# AIM OF THE TASK:
Keep the wording of each record exactly the same when you repeat it, and leave out pictures.

--- Start INFORMATION PROVIDED ---

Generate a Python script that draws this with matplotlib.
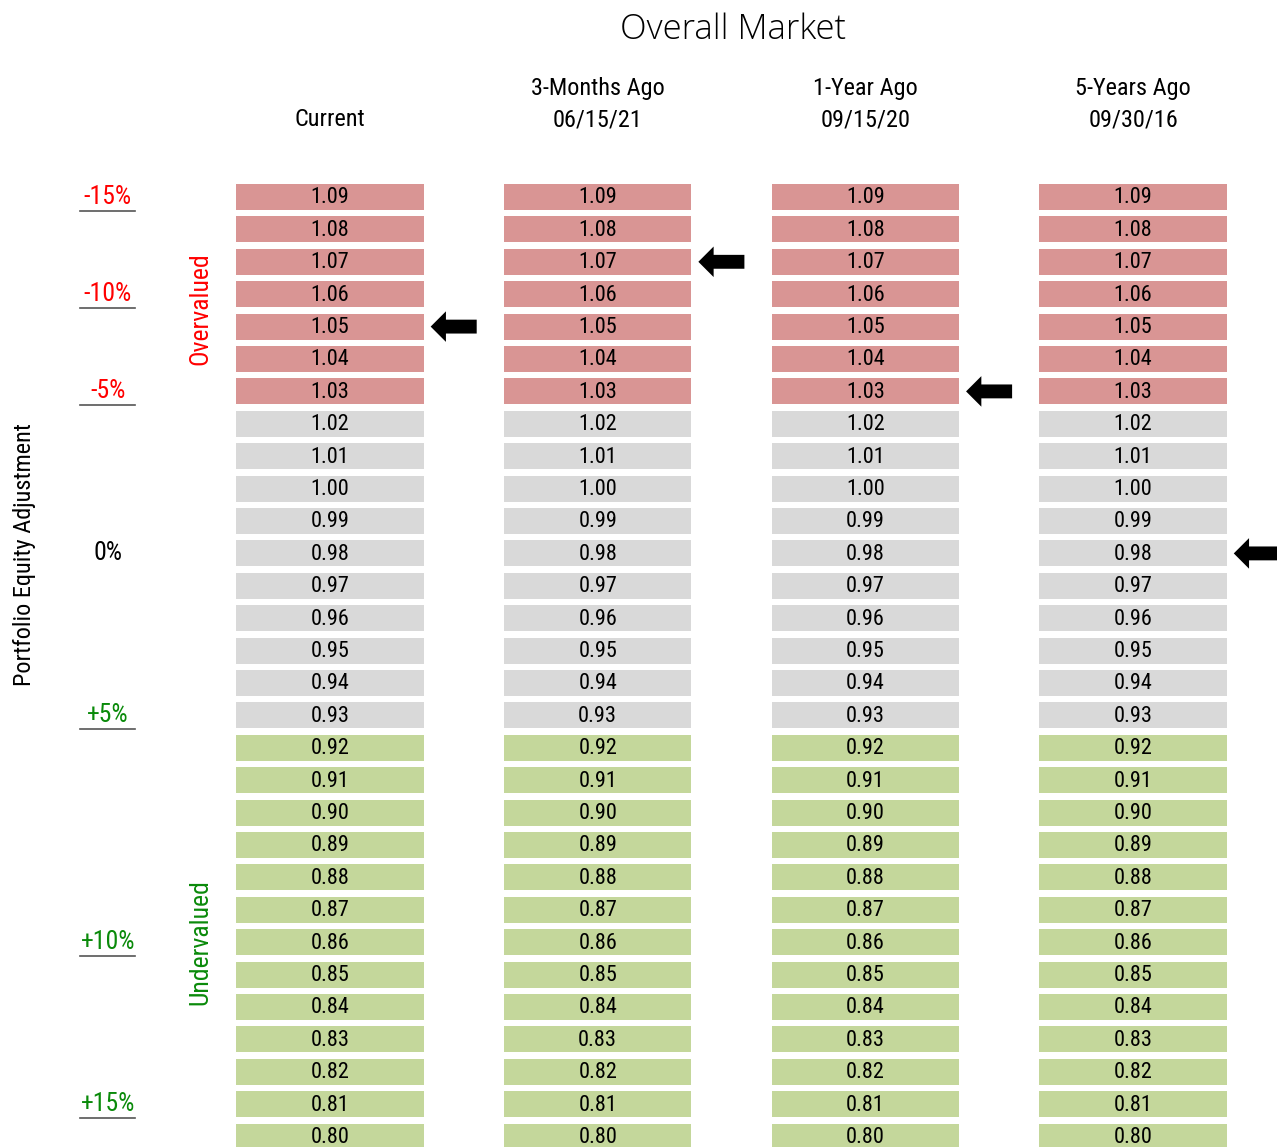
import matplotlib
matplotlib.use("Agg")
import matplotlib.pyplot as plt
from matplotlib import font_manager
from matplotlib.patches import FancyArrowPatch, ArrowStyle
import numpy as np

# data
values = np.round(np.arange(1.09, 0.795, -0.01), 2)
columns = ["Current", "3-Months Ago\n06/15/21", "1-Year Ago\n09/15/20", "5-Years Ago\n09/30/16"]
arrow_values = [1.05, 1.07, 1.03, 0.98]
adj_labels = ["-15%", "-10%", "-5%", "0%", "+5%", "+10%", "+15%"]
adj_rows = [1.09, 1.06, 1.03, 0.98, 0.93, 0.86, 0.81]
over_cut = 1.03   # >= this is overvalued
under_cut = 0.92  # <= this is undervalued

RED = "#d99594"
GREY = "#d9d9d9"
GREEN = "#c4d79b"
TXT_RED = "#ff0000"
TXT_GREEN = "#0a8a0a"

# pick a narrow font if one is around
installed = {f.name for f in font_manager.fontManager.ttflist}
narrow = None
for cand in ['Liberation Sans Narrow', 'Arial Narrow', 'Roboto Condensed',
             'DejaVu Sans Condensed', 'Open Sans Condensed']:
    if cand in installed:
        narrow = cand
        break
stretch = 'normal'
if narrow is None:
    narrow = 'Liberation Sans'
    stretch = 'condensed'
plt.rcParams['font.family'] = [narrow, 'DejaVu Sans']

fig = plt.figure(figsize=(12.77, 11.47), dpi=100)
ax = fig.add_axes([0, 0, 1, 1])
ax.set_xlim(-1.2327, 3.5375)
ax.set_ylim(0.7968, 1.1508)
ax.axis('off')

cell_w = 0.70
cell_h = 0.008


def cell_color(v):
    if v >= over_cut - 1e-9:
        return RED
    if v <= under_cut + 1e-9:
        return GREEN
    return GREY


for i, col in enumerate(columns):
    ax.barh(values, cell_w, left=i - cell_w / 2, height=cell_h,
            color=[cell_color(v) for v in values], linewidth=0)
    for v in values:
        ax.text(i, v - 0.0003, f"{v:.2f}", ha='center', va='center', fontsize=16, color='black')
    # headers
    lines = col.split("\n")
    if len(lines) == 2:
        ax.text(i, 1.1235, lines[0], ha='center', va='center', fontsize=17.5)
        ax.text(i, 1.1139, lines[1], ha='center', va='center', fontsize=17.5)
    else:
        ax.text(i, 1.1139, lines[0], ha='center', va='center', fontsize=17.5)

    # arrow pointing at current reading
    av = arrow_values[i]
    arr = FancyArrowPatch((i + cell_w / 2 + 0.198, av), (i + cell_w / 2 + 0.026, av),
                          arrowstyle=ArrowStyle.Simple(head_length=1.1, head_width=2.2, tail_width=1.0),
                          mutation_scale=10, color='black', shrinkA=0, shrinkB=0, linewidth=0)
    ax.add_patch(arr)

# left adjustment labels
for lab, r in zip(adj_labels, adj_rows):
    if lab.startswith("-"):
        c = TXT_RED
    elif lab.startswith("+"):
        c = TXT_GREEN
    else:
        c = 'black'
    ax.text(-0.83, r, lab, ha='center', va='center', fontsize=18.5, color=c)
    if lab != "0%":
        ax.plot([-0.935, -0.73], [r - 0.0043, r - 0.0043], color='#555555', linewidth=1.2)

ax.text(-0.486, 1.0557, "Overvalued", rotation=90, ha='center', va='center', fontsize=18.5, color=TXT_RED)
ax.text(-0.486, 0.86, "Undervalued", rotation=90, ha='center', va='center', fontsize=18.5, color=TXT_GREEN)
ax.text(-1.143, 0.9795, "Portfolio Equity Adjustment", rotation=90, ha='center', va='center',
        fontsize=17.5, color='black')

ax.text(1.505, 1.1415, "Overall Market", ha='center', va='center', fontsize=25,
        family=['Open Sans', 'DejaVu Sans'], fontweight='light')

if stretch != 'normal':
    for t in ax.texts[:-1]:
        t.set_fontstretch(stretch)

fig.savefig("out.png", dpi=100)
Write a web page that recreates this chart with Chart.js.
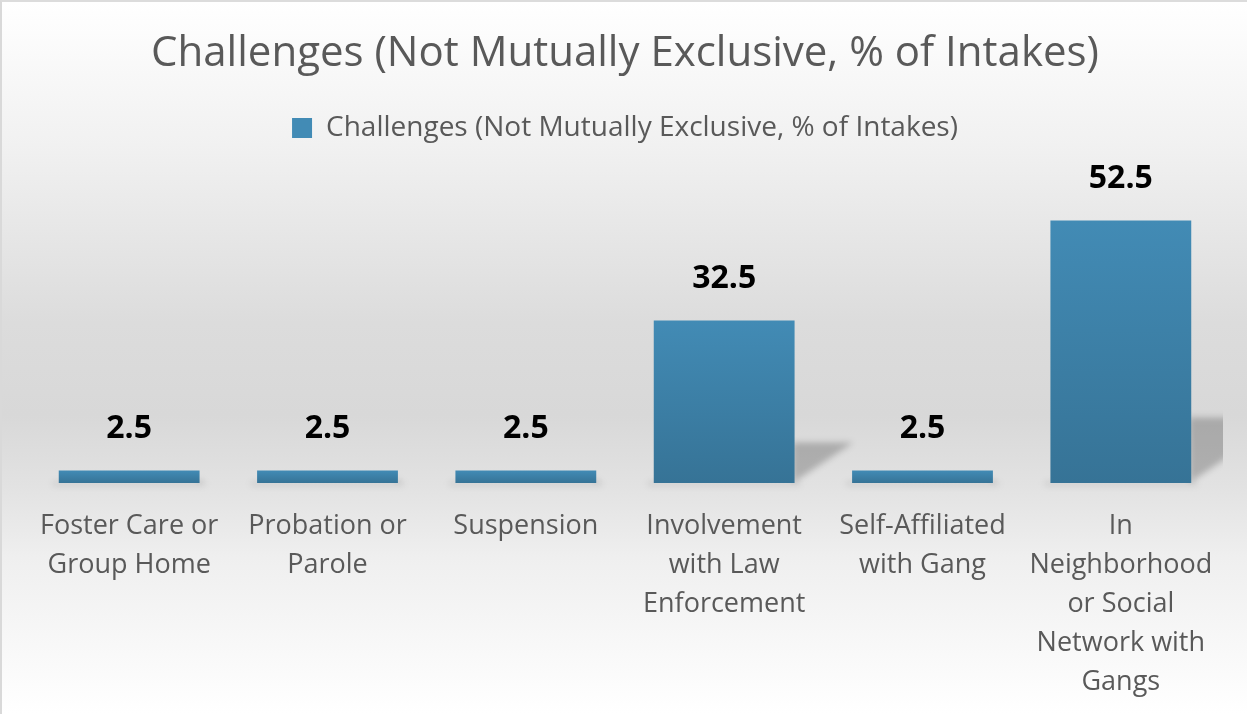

--- End INFORMATION PROVIDED ---

# SOLUTION TO THIS PROBLEM:
Generate a Python script that draws this with matplotlib.
import matplotlib
matplotlib.use("Agg")
import matplotlib.pyplot as plt
from matplotlib import font_manager
from matplotlib.patches import FancyArrowPatch, ArrowStyle
import numpy as np

# data
values = np.round(np.arange(1.09, 0.795, -0.01), 2)
columns = ["Current", "3-Months Ago\n06/15/21", "1-Year Ago\n09/15/20", "5-Years Ago\n09/30/16"]
arrow_values = [1.05, 1.07, 1.03, 0.98]
adj_labels = ["-15%", "-10%", "-5%", "0%", "+5%", "+10%", "+15%"]
adj_rows = [1.09, 1.06, 1.03, 0.98, 0.93, 0.86, 0.81]
over_cut = 1.03   # >= this is overvalued
under_cut = 0.92  # <= this is undervalued

RED = "#d99594"
GREY = "#d9d9d9"
GREEN = "#c4d79b"
TXT_RED = "#ff0000"
TXT_GREEN = "#0a8a0a"

# pick a narrow font if one is around
installed = {f.name for f in font_manager.fontManager.ttflist}
narrow = None
for cand in ['Liberation Sans Narrow', 'Arial Narrow', 'Roboto Condensed',
             'DejaVu Sans Condensed', 'Open Sans Condensed']:
    if cand in installed:
        narrow = cand
        break
stretch = 'normal'
if narrow is None:
    narrow = 'Liberation Sans'
    stretch = 'condensed'
plt.rcParams['font.family'] = [narrow, 'DejaVu Sans']

fig = plt.figure(figsize=(12.77, 11.47), dpi=100)
ax = fig.add_axes([0, 0, 1, 1])
ax.set_xlim(-1.2327, 3.5375)
ax.set_ylim(0.7968, 1.1508)
ax.axis('off')

cell_w = 0.70
cell_h = 0.008


def cell_color(v):
    if v >= over_cut - 1e-9:
        return RED
    if v <= under_cut + 1e-9:
        return GREEN
    return GREY


for i, col in enumerate(columns):
    ax.barh(values, cell_w, left=i - cell_w / 2, height=cell_h,
            color=[cell_color(v) for v in values], linewidth=0)
    for v in values:
        ax.text(i, v - 0.0003, f"{v:.2f}", ha='center', va='center', fontsize=16, color='black')
    # headers
    lines = col.split("\n")
    if len(lines) == 2:
        ax.text(i, 1.1235, lines[0], ha='center', va='center', fontsize=17.5)
        ax.text(i, 1.1139, lines[1], ha='center', va='center', fontsize=17.5)
    else:
        ax.text(i, 1.1139, lines[0], ha='center', va='center', fontsize=17.5)

    # arrow pointing at current reading
    av = arrow_values[i]
    arr = FancyArrowPatch((i + cell_w / 2 + 0.198, av), (i + cell_w / 2 + 0.026, av),
                          arrowstyle=ArrowStyle.Simple(head_length=1.1, head_width=2.2, tail_width=1.0),
                          mutation_scale=10, color='black', shrinkA=0, shrinkB=0, linewidth=0)
    ax.add_patch(arr)

# left adjustment labels
for lab, r in zip(adj_labels, adj_rows):
    if lab.startswith("-"):
        c = TXT_RED
    elif lab.startswith("+"):
        c = TXT_GREEN
    else:
        c = 'black'
    ax.text(-0.83, r, lab, ha='center', va='center', fontsize=18.5, color=c)
    if lab != "0%":
        ax.plot([-0.935, -0.73], [r - 0.0043, r - 0.0043], color='#555555', linewidth=1.2)

ax.text(-0.486, 1.0557, "Overvalued", rotation=90, ha='center', va='center', fontsize=18.5, color=TXT_RED)
ax.text(-0.486, 0.86, "Undervalued", rotation=90, ha='center', va='center', fontsize=18.5, color=TXT_GREEN)
ax.text(-1.143, 0.9795, "Portfolio Equity Adjustment", rotation=90, ha='center', va='center',
        fontsize=17.5, color='black')

ax.text(1.505, 1.1415, "Overall Market", ha='center', va='center', fontsize=25,
        family=['Open Sans', 'DejaVu Sans'], fontweight='light')

if stretch != 'normal':
    for t in ax.texts[:-1]:
        t.set_fontstretch(stretch)

fig.savefig("out.png", dpi=100)
Write a web page that recreates this chart with Chart.js.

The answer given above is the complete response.